(Exercise objective): All of the lines below are to be transcribed faithfully, with pictures excluded from the copy.
═════ Data shown ═════
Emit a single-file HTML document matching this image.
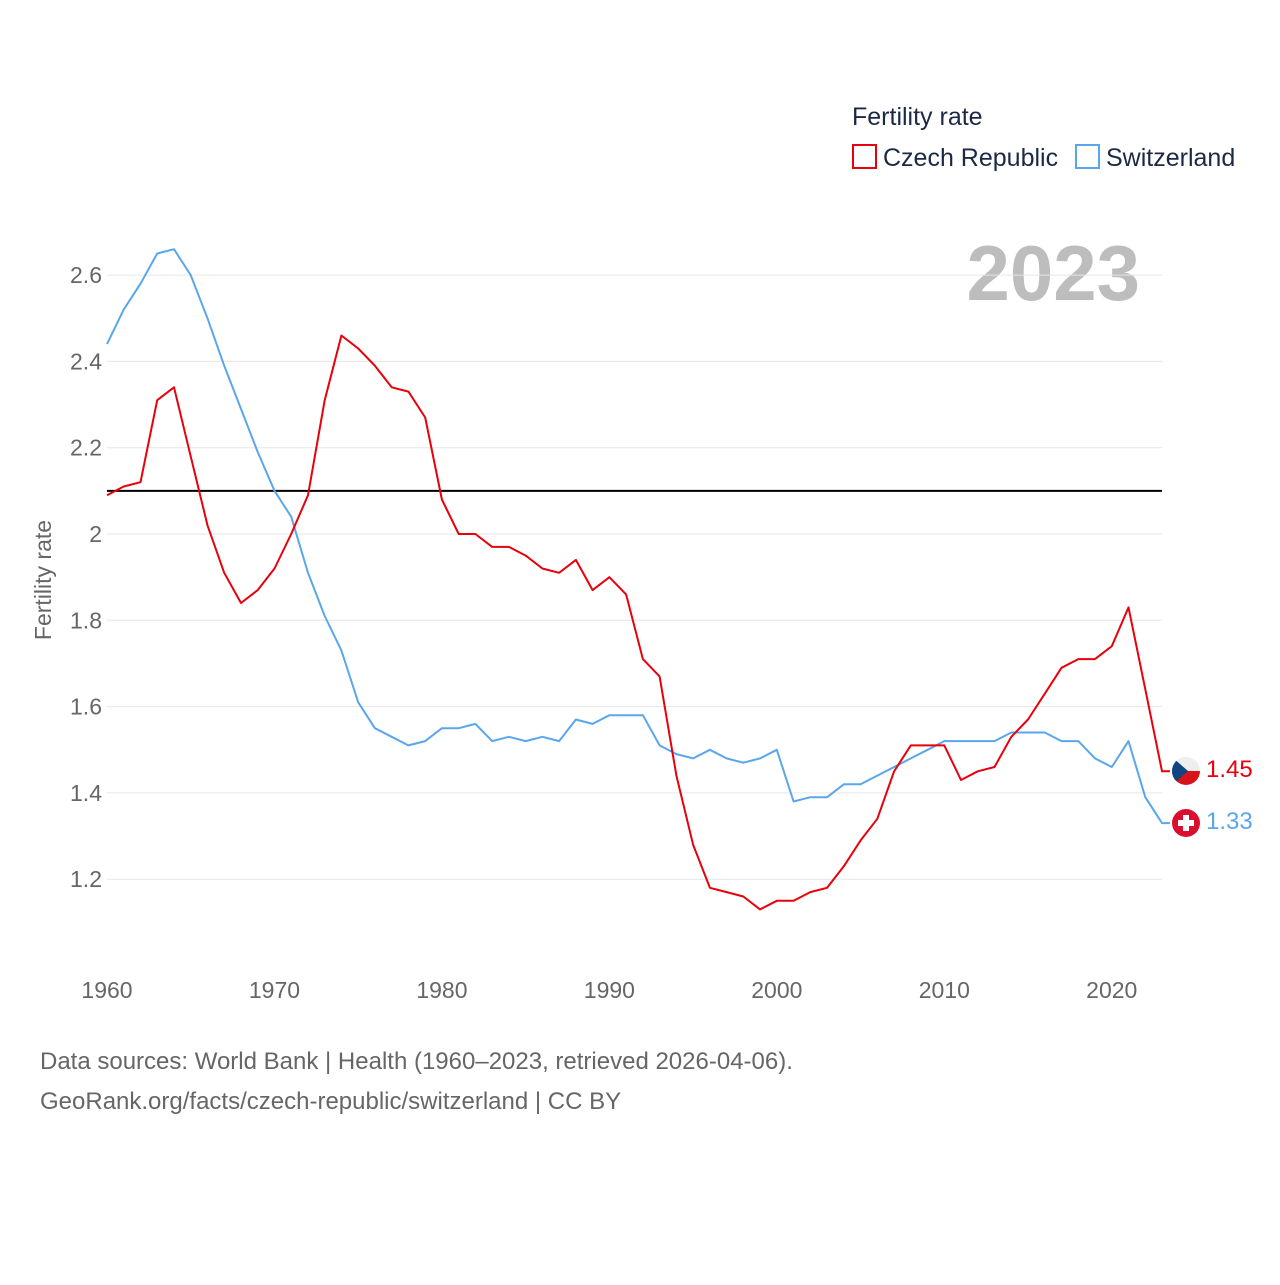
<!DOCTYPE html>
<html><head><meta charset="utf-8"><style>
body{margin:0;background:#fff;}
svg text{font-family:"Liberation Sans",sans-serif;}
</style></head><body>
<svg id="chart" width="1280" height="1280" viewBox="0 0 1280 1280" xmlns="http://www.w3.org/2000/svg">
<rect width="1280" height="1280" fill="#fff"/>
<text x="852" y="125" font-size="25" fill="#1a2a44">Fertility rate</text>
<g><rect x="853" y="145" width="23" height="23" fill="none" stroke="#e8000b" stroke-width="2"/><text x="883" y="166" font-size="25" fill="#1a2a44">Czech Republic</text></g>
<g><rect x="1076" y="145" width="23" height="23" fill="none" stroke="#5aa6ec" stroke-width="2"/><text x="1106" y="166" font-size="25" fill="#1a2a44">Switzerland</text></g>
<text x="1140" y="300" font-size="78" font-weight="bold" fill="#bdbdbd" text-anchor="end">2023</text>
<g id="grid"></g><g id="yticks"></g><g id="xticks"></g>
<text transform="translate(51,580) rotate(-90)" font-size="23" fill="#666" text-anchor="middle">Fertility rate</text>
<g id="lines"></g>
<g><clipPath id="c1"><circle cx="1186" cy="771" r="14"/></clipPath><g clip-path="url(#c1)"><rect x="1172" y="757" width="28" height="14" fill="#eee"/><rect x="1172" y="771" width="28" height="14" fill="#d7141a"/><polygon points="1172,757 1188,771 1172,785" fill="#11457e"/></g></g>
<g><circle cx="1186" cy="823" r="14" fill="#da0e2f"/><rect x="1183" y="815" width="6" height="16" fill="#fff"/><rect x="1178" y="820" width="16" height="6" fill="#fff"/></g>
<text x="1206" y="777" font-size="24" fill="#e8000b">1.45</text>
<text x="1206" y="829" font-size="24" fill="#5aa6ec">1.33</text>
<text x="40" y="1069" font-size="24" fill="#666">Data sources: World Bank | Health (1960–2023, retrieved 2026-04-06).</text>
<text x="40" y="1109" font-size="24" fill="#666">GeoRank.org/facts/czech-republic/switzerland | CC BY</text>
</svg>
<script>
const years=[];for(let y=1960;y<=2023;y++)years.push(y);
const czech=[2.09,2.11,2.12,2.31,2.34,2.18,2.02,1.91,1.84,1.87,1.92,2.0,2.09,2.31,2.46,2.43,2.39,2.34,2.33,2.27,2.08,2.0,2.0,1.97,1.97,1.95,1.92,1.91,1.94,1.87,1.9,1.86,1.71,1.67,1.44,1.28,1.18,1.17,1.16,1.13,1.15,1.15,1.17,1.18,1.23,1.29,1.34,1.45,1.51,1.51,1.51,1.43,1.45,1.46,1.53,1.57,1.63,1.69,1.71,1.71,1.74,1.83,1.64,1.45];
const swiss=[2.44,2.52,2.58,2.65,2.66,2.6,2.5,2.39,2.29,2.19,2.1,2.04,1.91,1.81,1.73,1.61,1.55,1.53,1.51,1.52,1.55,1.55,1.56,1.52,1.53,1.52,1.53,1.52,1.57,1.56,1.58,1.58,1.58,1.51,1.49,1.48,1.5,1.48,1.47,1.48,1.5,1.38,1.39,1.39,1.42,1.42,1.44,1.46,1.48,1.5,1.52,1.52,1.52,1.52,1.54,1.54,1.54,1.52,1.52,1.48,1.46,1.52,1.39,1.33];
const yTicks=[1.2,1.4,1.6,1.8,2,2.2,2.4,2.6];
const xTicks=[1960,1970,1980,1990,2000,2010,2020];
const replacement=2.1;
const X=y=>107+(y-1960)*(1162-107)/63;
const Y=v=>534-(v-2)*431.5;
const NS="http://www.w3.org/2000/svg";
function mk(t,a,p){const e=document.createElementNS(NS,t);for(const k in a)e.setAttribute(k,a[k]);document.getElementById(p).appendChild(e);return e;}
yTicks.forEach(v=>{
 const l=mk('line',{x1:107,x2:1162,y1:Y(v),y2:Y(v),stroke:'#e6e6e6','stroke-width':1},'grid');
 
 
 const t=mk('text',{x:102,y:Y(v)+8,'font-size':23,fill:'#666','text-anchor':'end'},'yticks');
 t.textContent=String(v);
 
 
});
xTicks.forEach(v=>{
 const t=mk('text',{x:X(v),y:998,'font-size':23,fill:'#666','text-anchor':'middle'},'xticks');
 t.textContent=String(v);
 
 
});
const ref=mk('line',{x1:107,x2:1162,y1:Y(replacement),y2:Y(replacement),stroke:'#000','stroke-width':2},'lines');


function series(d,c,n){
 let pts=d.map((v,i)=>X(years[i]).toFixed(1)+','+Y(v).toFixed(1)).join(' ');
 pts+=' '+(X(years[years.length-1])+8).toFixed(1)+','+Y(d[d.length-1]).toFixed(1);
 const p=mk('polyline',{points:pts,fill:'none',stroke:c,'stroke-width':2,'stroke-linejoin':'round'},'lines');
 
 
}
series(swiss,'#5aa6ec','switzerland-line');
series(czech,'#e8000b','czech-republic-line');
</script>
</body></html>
═════
(Reply to the exercise):
Emit a single-file HTML document matching this image.
<!DOCTYPE html>
<html><head><meta charset="utf-8"><style>
body{margin:0;background:#fff;}
svg text{font-family:"Liberation Sans",sans-serif;}
</style></head><body>
<svg id="chart" width="1280" height="1280" viewBox="0 0 1280 1280" xmlns="http://www.w3.org/2000/svg">
<rect width="1280" height="1280" fill="#fff"/>
<text x="852" y="125" font-size="25" fill="#1a2a44">Fertility rate</text>
<g><rect x="853" y="145" width="23" height="23" fill="none" stroke="#e8000b" stroke-width="2"/><text x="883" y="166" font-size="25" fill="#1a2a44">Czech Republic</text></g>
<g><rect x="1076" y="145" width="23" height="23" fill="none" stroke="#5aa6ec" stroke-width="2"/><text x="1106" y="166" font-size="25" fill="#1a2a44">Switzerland</text></g>
<text x="1140" y="300" font-size="78" font-weight="bold" fill="#bdbdbd" text-anchor="end">2023</text>
<g id="grid"></g><g id="yticks"></g><g id="xticks"></g>
<text transform="translate(51,580) rotate(-90)" font-size="23" fill="#666" text-anchor="middle">Fertility rate</text>
<g id="lines"></g>
<g><clipPath id="c1"><circle cx="1186" cy="771" r="14"/></clipPath><g clip-path="url(#c1)"><rect x="1172" y="757" width="28" height="14" fill="#eee"/><rect x="1172" y="771" width="28" height="14" fill="#d7141a"/><polygon points="1172,757 1188,771 1172,785" fill="#11457e"/></g></g>
<g><circle cx="1186" cy="823" r="14" fill="#da0e2f"/><rect x="1183" y="815" width="6" height="16" fill="#fff"/><rect x="1178" y="820" width="16" height="6" fill="#fff"/></g>
<text x="1206" y="777" font-size="24" fill="#e8000b">1.45</text>
<text x="1206" y="829" font-size="24" fill="#5aa6ec">1.33</text>
<text x="40" y="1069" font-size="24" fill="#666">Data sources: World Bank | Health (1960–2023, retrieved 2026-04-06).</text>
<text x="40" y="1109" font-size="24" fill="#666">GeoRank.org/facts/czech-republic/switzerland | CC BY</text>
</svg>
<script>
const years=[];for(let y=1960;y<=2023;y++)years.push(y);
const czech=[2.09,2.11,2.12,2.31,2.34,2.18,2.02,1.91,1.84,1.87,1.92,2.0,2.09,2.31,2.46,2.43,2.39,2.34,2.33,2.27,2.08,2.0,2.0,1.97,1.97,1.95,1.92,1.91,1.94,1.87,1.9,1.86,1.71,1.67,1.44,1.28,1.18,1.17,1.16,1.13,1.15,1.15,1.17,1.18,1.23,1.29,1.34,1.45,1.51,1.51,1.51,1.43,1.45,1.46,1.53,1.57,1.63,1.69,1.71,1.71,1.74,1.83,1.64,1.45];
const swiss=[2.44,2.52,2.58,2.65,2.66,2.6,2.5,2.39,2.29,2.19,2.1,2.04,1.91,1.81,1.73,1.61,1.55,1.53,1.51,1.52,1.55,1.55,1.56,1.52,1.53,1.52,1.53,1.52,1.57,1.56,1.58,1.58,1.58,1.51,1.49,1.48,1.5,1.48,1.47,1.48,1.5,1.38,1.39,1.39,1.42,1.42,1.44,1.46,1.48,1.5,1.52,1.52,1.52,1.52,1.54,1.54,1.54,1.52,1.52,1.48,1.46,1.52,1.39,1.33];
const yTicks=[1.2,1.4,1.6,1.8,2,2.2,2.4,2.6];
const xTicks=[1960,1970,1980,1990,2000,2010,2020];
const replacement=2.1;
const X=y=>107+(y-1960)*(1162-107)/63;
const Y=v=>534-(v-2)*431.5;
const NS="http://www.w3.org/2000/svg";
function mk(t,a,p){const e=document.createElementNS(NS,t);for(const k in a)e.setAttribute(k,a[k]);document.getElementById(p).appendChild(e);return e;}
yTicks.forEach(v=>{
 const l=mk('line',{x1:107,x2:1162,y1:Y(v),y2:Y(v),stroke:'#e6e6e6','stroke-width':1},'grid');
 
 
 const t=mk('text',{x:102,y:Y(v)+8,'font-size':23,fill:'#666','text-anchor':'end'},'yticks');
 t.textContent=String(v);
 
 
});
xTicks.forEach(v=>{
 const t=mk('text',{x:X(v),y:998,'font-size':23,fill:'#666','text-anchor':'middle'},'xticks');
 t.textContent=String(v);
 
 
});
const ref=mk('line',{x1:107,x2:1162,y1:Y(replacement),y2:Y(replacement),stroke:'#000','stroke-width':2},'lines');


function series(d,c,n){
 let pts=d.map((v,i)=>X(years[i]).toFixed(1)+','+Y(v).toFixed(1)).join(' ');
 pts+=' '+(X(years[years.length-1])+8).toFixed(1)+','+Y(d[d.length-1]).toFixed(1);
 const p=mk('polyline',{points:pts,fill:'none',stroke:c,'stroke-width':2,'stroke-linejoin':'round'},'lines');
 
 
}
series(swiss,'#5aa6ec','switzerland-line');
series(czech,'#e8000b','czech-republic-line');
</script>
</body></html>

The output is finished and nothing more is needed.